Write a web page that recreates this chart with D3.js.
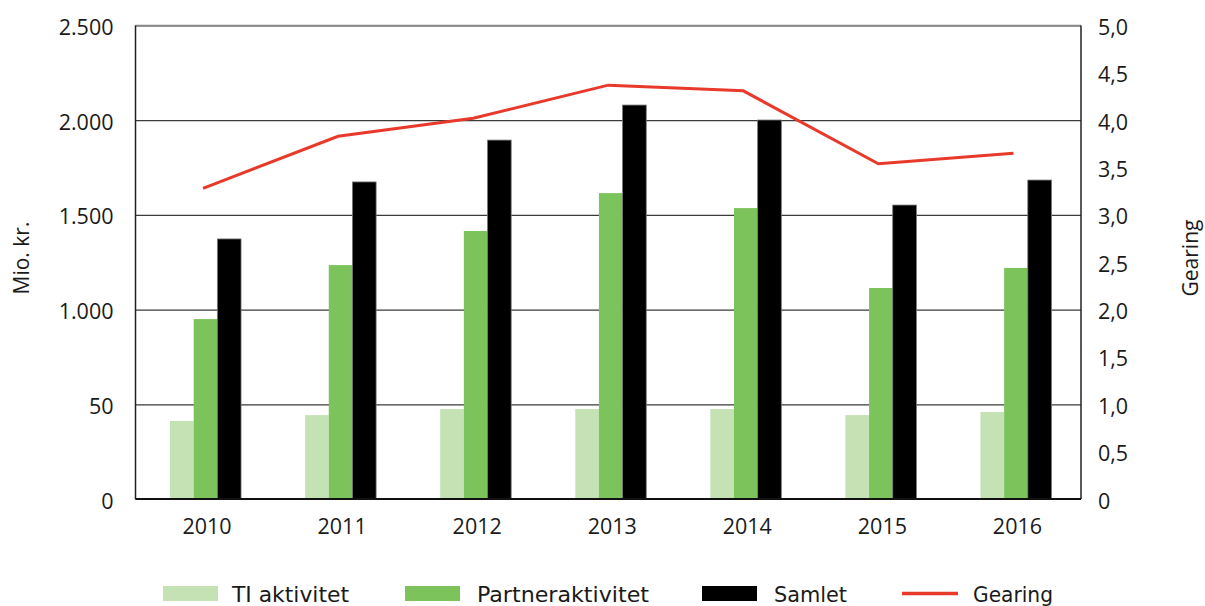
<!DOCTYPE html>
<html>
<head>
<meta charset="utf-8">
<script src="https://cdn.jsdelivr.net/npm/d3@7"></script>
<style>
  body { margin: 0; background: #fff; }
  .tick text { font-family: "Open Sans", sans-serif; font-size: 21.5px; fill: #1a1a1a; }
  .axis-title { font-family: "Open Sans", sans-serif; font-size: 21px; fill: #1a1a1a; }
  .legend text { font-family: "DejaVu Sans Condensed", "Liberation Sans Narrow", sans-serif; font-size: 22px; fill: #1a1a1a; }
</style>
</head>
<body>
<div id="chart"></div>
<script>
// data
let years = ["2010", "2011", "2012", "2013", "2014", "2015", "2016"];
let tiAktivitet = [412, 443, 475, 475, 475, 443, 459];
let partnerAktivitet = [950, 1235, 1415, 1615, 1536, 1114, 1220];
let samlet = [1373, 1674, 1895, 2080, 2001, 1552, 1684];
let gearing = [3.28, 3.83, 4.02, 4.37, 4.31, 3.54, 3.65];

let leftTicks = [0, 500, 1000, 1500, 2000, 2500];
let leftTickLabels = ["0", "50", "1.000", "1.500", "2.000", "2.500"];
let rightTicks = [0, 0.5, 1, 1.5, 2, 2.5, 3, 3.5, 4, 4.5, 5];
let rightTickLabels = ["0", "0,5", "1,0", "1,5", "2,0", "2,5", "3,0", "3,5", "4,0", "4,5", "5,0"];

let seriesNames = ["TI aktivitet", "Partneraktivitet", "Samlet", "Gearing"];
let seriesColors = ["#c5e2b5", "#7dc35b", "#000000", "#e8392b"];

let barSeries = [tiAktivitet, partnerAktivitet, samlet];

let margin = {top: 25.5, right: 124, bottom: 107, left: 135.5};
let width = 1205 - margin.left - margin.right;
let height = 606 - margin.top - margin.bottom;

let svg = d3.select("#chart").append("svg")
    .attr("width", 1205)
    .attr("height", 606)
    .append("g")
    .attr("transform", `translate(${margin.left}, ${margin.top})`);

let x = d3.scaleBand()
    .domain(years)
    .range([0, width]);

// bars inside a year sit a bit to the right of the band centre
let x1 = d3.scaleBand()
    .domain([0, 1, 2])
    .range([-33, 38]);

let y = d3.scaleLinear()
    .domain([0, 2500])
    .range([height, 0]);

let y2 = d3.scaleLinear()
    .domain([0, 5])
    .range([height, 0]);

// gridlines
svg.append("g")
    .attr("class", "grid")
    .call(d3.axisLeft(y).tickValues(leftTicks).tickSize(-width).tickFormat(""))
    .call(g => g.select(".domain").remove())
    .call(g => g.selectAll("line").attr("stroke", "#3a3a3a").attr("stroke-width", 1.2));

// left axis labels
svg.append("g")
    .attr("class", "y-axis axis")
    .call(d3.axisLeft(y).tickValues(leftTicks).tickSize(0).tickPadding(22)
        .tickFormat((d, i) => leftTickLabels[i]))
    .call(g => g.select(".domain").remove())
    .call(g => g.selectAll("text").attr("dy", "0.42em"));

// right axis labels
svg.append("g")
    .attr("class", "y2-axis axis")
    .attr("transform", `translate(${width}, 0)`)
    .call(d3.axisRight(y2).tickValues(rightTicks).tickSize(0).tickPadding(17)
        .tickFormat((d, i) => rightTickLabels[i]))
    .call(g => g.select(".domain").remove())
    .call(g => g.selectAll("text").attr("dy", "0.42em"));

// x axis labels
svg.append("g")
    .attr("class", "x-axis axis")
    .attr("transform", `translate(4, ${height})`)
    .call(d3.axisBottom(x).tickSize(0).tickPadding(20))
    .call(g => g.select(".domain").remove());

// bars
let groups = svg.selectAll(".year")
    .data(years)
    .join("g")
    .attr("class", "year")
    .attr("transform", d => `translate(${x(d) + x.bandwidth() / 2}, 0)`);

groups.selectAll("rect")
    .data((d, i) => barSeries.map((s, k) => ({k: k, value: s[i]})))
    .join("rect")
    .attr("x", d => x1(d.k))
    .attr("y", d => y(d.value))
    .attr("width", x1.bandwidth())
    .attr("height", d => height - y(d.value))
    .attr("fill", d => seriesColors[d.k])
    .attr("stroke", d => d.k === 2 ? "#777" : "none")
    .attr("stroke-width", 0.8);

// frame
svg.append("line").attr("x1", 0).attr("x2", width).attr("y1", 0).attr("y2", 0)
    .attr("stroke", "#888").attr("stroke-width", 1.5);
svg.append("line").attr("x1", 0).attr("x2", 0).attr("y1", 0).attr("y2", height)
    .attr("stroke", "#222").attr("stroke-width", 1.5);
svg.append("line").attr("x1", width).attr("x2", width).attr("y1", 0).attr("y2", height)
    .attr("stroke", "#222").attr("stroke-width", 1.5);
svg.append("line").attr("x1", 0).attr("x2", width).attr("y1", height).attr("y2", height)
    .attr("stroke", "#111").attr("stroke-width", 2);

// gearing line
let line = d3.line()
    .x((d, i) => x(years[i]) + x.bandwidth() / 2)
    .y(d => y2(d));

svg.append("path")
    .datum(gearing)
    .attr("fill", "none")
    .attr("stroke", seriesColors[3])
    .attr("stroke-width", 3)
    .attr("d", line);

// axis titles
svg.append("text")
    .attr("class", "axis-title")
    .attr("transform", `translate(${29 - margin.left}, ${258 - margin.top}) rotate(-90)`)
    .attr("text-anchor", "middle")
    .text("Mio. kr.");

svg.append("text")
    .attr("class", "axis-title")
    .attr("transform", `translate(${1198 - margin.left}, ${258 - margin.top}) rotate(-90)`)
    .attr("text-anchor", "middle")
    .text("Gearing");

// legend
let legendX = [163, 405, 702, 902];
let legendTextX = [69, 72, 72, 71];
let legendTextW = [117, 172, 73, 80];
let legend = d3.select("svg").append("g").attr("class", "legend");

seriesNames.forEach((name, i) => {
    let item = legend.append("g").attr("transform", `translate(${legendX[i]}, 586)`);
    if (i < 3) {
        item.append("rect").attr("width", 55).attr("height", 15).attr("fill", seriesColors[i]);
    } else {
        item.append("line").attr("x1", 0).attr("x2", 56).attr("y1", 7.5).attr("y2", 7.5)
            .attr("stroke", seriesColors[i]).attr("stroke-width", 3.5);
    }
    item.append("text")
        .attr("x", legendTextX[i])
        .attr("y", 16)
        .attr("textLength", legendTextW[i])
        .attr("lengthAdjust", "spacingAndGlyphs")
        .text(name);
});
</script>
</body>
</html>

**Goal**
Copy out all the data without changing anything, and drop the pictures.

**Solution to the exercise**
Write a web page that recreates this chart with D3.js.
<!DOCTYPE html>
<html>
<head>
<meta charset="utf-8">
<script src="https://cdn.jsdelivr.net/npm/d3@7"></script>
<style>
  body { margin: 0; background: #fff; }
  .tick text { font-family: "Open Sans", sans-serif; font-size: 21.5px; fill: #1a1a1a; }
  .axis-title { font-family: "Open Sans", sans-serif; font-size: 21px; fill: #1a1a1a; }
  .legend text { font-family: "DejaVu Sans Condensed", "Liberation Sans Narrow", sans-serif; font-size: 22px; fill: #1a1a1a; }
</style>
</head>
<body>
<div id="chart"></div>
<script>
// data
let years = ["2010", "2011", "2012", "2013", "2014", "2015", "2016"];
let tiAktivitet = [412, 443, 475, 475, 475, 443, 459];
let partnerAktivitet = [950, 1235, 1415, 1615, 1536, 1114, 1220];
let samlet = [1373, 1674, 1895, 2080, 2001, 1552, 1684];
let gearing = [3.28, 3.83, 4.02, 4.37, 4.31, 3.54, 3.65];

let leftTicks = [0, 500, 1000, 1500, 2000, 2500];
let leftTickLabels = ["0", "50", "1.000", "1.500", "2.000", "2.500"];
let rightTicks = [0, 0.5, 1, 1.5, 2, 2.5, 3, 3.5, 4, 4.5, 5];
let rightTickLabels = ["0", "0,5", "1,0", "1,5", "2,0", "2,5", "3,0", "3,5", "4,0", "4,5", "5,0"];

let seriesNames = ["TI aktivitet", "Partneraktivitet", "Samlet", "Gearing"];
let seriesColors = ["#c5e2b5", "#7dc35b", "#000000", "#e8392b"];

let barSeries = [tiAktivitet, partnerAktivitet, samlet];

let margin = {top: 25.5, right: 124, bottom: 107, left: 135.5};
let width = 1205 - margin.left - margin.right;
let height = 606 - margin.top - margin.bottom;

let svg = d3.select("#chart").append("svg")
    .attr("width", 1205)
    .attr("height", 606)
    .append("g")
    .attr("transform", `translate(${margin.left}, ${margin.top})`);

let x = d3.scaleBand()
    .domain(years)
    .range([0, width]);

// bars inside a year sit a bit to the right of the band centre
let x1 = d3.scaleBand()
    .domain([0, 1, 2])
    .range([-33, 38]);

let y = d3.scaleLinear()
    .domain([0, 2500])
    .range([height, 0]);

let y2 = d3.scaleLinear()
    .domain([0, 5])
    .range([height, 0]);

// gridlines
svg.append("g")
    .attr("class", "grid")
    .call(d3.axisLeft(y).tickValues(leftTicks).tickSize(-width).tickFormat(""))
    .call(g => g.select(".domain").remove())
    .call(g => g.selectAll("line").attr("stroke", "#3a3a3a").attr("stroke-width", 1.2));

// left axis labels
svg.append("g")
    .attr("class", "y-axis axis")
    .call(d3.axisLeft(y).tickValues(leftTicks).tickSize(0).tickPadding(22)
        .tickFormat((d, i) => leftTickLabels[i]))
    .call(g => g.select(".domain").remove())
    .call(g => g.selectAll("text").attr("dy", "0.42em"));

// right axis labels
svg.append("g")
    .attr("class", "y2-axis axis")
    .attr("transform", `translate(${width}, 0)`)
    .call(d3.axisRight(y2).tickValues(rightTicks).tickSize(0).tickPadding(17)
        .tickFormat((d, i) => rightTickLabels[i]))
    .call(g => g.select(".domain").remove())
    .call(g => g.selectAll("text").attr("dy", "0.42em"));

// x axis labels
svg.append("g")
    .attr("class", "x-axis axis")
    .attr("transform", `translate(4, ${height})`)
    .call(d3.axisBottom(x).tickSize(0).tickPadding(20))
    .call(g => g.select(".domain").remove());

// bars
let groups = svg.selectAll(".year")
    .data(years)
    .join("g")
    .attr("class", "year")
    .attr("transform", d => `translate(${x(d) + x.bandwidth() / 2}, 0)`);

groups.selectAll("rect")
    .data((d, i) => barSeries.map((s, k) => ({k: k, value: s[i]})))
    .join("rect")
    .attr("x", d => x1(d.k))
    .attr("y", d => y(d.value))
    .attr("width", x1.bandwidth())
    .attr("height", d => height - y(d.value))
    .attr("fill", d => seriesColors[d.k])
    .attr("stroke", d => d.k === 2 ? "#777" : "none")
    .attr("stroke-width", 0.8);

// frame
svg.append("line").attr("x1", 0).attr("x2", width).attr("y1", 0).attr("y2", 0)
    .attr("stroke", "#888").attr("stroke-width", 1.5);
svg.append("line").attr("x1", 0).attr("x2", 0).attr("y1", 0).attr("y2", height)
    .attr("stroke", "#222").attr("stroke-width", 1.5);
svg.append("line").attr("x1", width).attr("x2", width).attr("y1", 0).attr("y2", height)
    .attr("stroke", "#222").attr("stroke-width", 1.5);
svg.append("line").attr("x1", 0).attr("x2", width).attr("y1", height).attr("y2", height)
    .attr("stroke", "#111").attr("stroke-width", 2);

// gearing line
let line = d3.line()
    .x((d, i) => x(years[i]) + x.bandwidth() / 2)
    .y(d => y2(d));

svg.append("path")
    .datum(gearing)
    .attr("fill", "none")
    .attr("stroke", seriesColors[3])
    .attr("stroke-width", 3)
    .attr("d", line);

// axis titles
svg.append("text")
    .attr("class", "axis-title")
    .attr("transform", `translate(${29 - margin.left}, ${258 - margin.top}) rotate(-90)`)
    .attr("text-anchor", "middle")
    .text("Mio. kr.");

svg.append("text")
    .attr("class", "axis-title")
    .attr("transform", `translate(${1198 - margin.left}, ${258 - margin.top}) rotate(-90)`)
    .attr("text-anchor", "middle")
    .text("Gearing");

// legend
let legendX = [163, 405, 702, 902];
let legendTextX = [69, 72, 72, 71];
let legendTextW = [117, 172, 73, 80];
let legend = d3.select("svg").append("g").attr("class", "legend");

seriesNames.forEach((name, i) => {
    let item = legend.append("g").attr("transform", `translate(${legendX[i]}, 586)`);
    if (i < 3) {
        item.append("rect").attr("width", 55).attr("height", 15).attr("fill", seriesColors[i]);
    } else {
        item.append("line").attr("x1", 0).attr("x2", 56).attr("y1", 7.5).attr("y2", 7.5)
            .attr("stroke", seriesColors[i]).attr("stroke-width", 3.5);
    }
    item.append("text")
        .attr("x", legendTextX[i])
        .attr("y", 16)
        .attr("textLength", legendTextW[i])
        .attr("lengthAdjust", "spacingAndGlyphs")
        .text(name);
});
</script>
</body>
</html>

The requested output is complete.